→ **Written exercise**
Take the lines from the beginning of the material through the line containing "baseline = [0.0] * len(time_s)" and retype them exactly, leaving the pictures out.

········

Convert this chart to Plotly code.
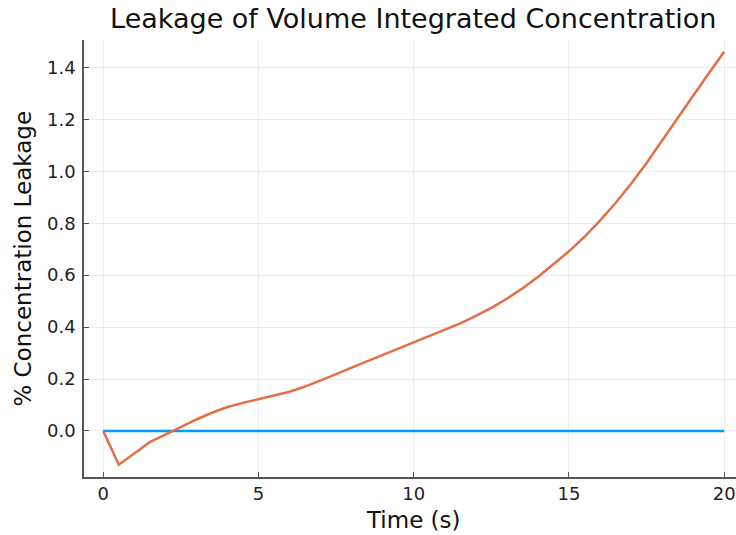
import plotly.graph_objects as go

# Time samples (s)
time_s = [0, 0.5, 1, 1.5, 2, 2.5, 3, 3.5, 4, 4.5, 5, 5.5, 6, 6.5, 7, 7.5, 8, 8.5, 9, 9.5,
          10, 10.5, 11, 11.5, 12, 12.5, 13, 13.5, 14, 14.5, 15, 15.5, 16, 16.5, 17, 17.5,
          18, 18.5, 19, 19.5, 20]

# Reference (zero) leakage
baseline = [0.0] * len(time_s)

# % concentration leakage
leakage = [0.0, -0.130, -0.087, -0.043, -0.014, 0.016, 0.044, 0.070, 0.092, 0.108,
           0.122, 0.135, 0.151, 0.171, 0.194, 0.219, 0.244, 0.268, 0.293, 0.318,
           0.342, 0.365, 0.389, 0.414, 0.443, 0.474, 0.509, 0.549, 0.593, 0.641,
           0.692, 0.748, 0.810, 0.878, 0.952, 1.032, 1.117, 1.204, 1.291, 1.377, 1.461]

x_ticks = [0, 5, 10, 15, 20]
y_ticks = [0.0, 0.2, 0.4, 0.6, 0.8, 1.0, 1.2, 1.4]

FONT = "DejaVu Sans"

fig = go.Figure()
fig.add_trace(go.Scatter(x=time_s, y=baseline, mode="lines",
                         line=dict(color="#009AFA", width=2.5), showlegend=False))
fig.add_trace(go.Scatter(x=time_s, y=leakage, mode="lines",
                         line=dict(color="#E26F46", width=2.5), showlegend=False))

axis_common = dict(
    showgrid=True, gridcolor="rgba(0,0,0,0.07)", gridwidth=1,
    showline=True, linecolor="#555555", linewidth=1.5,
    ticks="inside", ticklen=5, tickcolor="#555555", tickwidth=1,
    zeroline=False, mirror=False,
    tickfont=dict(family=FONT, size=18, color="#222222"),
)

fig.update_layout(
    width=736, height=535,
    margin=dict(l=84, r=0, t=40, b=58),
    paper_bgcolor="white", plot_bgcolor="white",
    xaxis=dict(range=[-0.62, 20.38], tickvals=x_ticks,
               ticktext=[str(v) for v in x_ticks], **axis_common),
    yaxis=dict(range=[-0.1775, 1.506], tickvals=y_ticks,
               ticktext=[f"{v:.1f}" for v in y_ticks], ticklabelstandoff=3,
               **axis_common),
    title=dict(text="Leakage of Volume Integrated Concentration",
               font=dict(family=FONT, size=27, color="#111111"),
               x=0.505, xref="paper", xanchor="center",
               y=0.966, yref="container", yanchor="middle"),
    annotations=[
        dict(text="Time (s)", xref="paper", yref="paper", x=0.505, y=-0.098,
             xanchor="center", yanchor="middle", showarrow=False,
             font=dict(family=FONT, size=23, color="#111111")),
        dict(text="% Concentration Leakage", xref="paper", yref="paper",
             x=-0.095, y=0.5, xanchor="center", yanchor="middle",
             textangle=-90, showarrow=False,
             font=dict(family=FONT, size=23, color="#111111")),
    ],
)

fig.write_html("out.html")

········

→ **Result of the exercise**
Convert this chart to Plotly code.
import plotly.graph_objects as go

# Time samples (s)
time_s = [0, 0.5, 1, 1.5, 2, 2.5, 3, 3.5, 4, 4.5, 5, 5.5, 6, 6.5, 7, 7.5, 8, 8.5, 9, 9.5,
          10, 10.5, 11, 11.5, 12, 12.5, 13, 13.5, 14, 14.5, 15, 15.5, 16, 16.5, 17, 17.5,
          18, 18.5, 19, 19.5, 20]

# Reference (zero) leakage
baseline = [0.0] * len(time_s)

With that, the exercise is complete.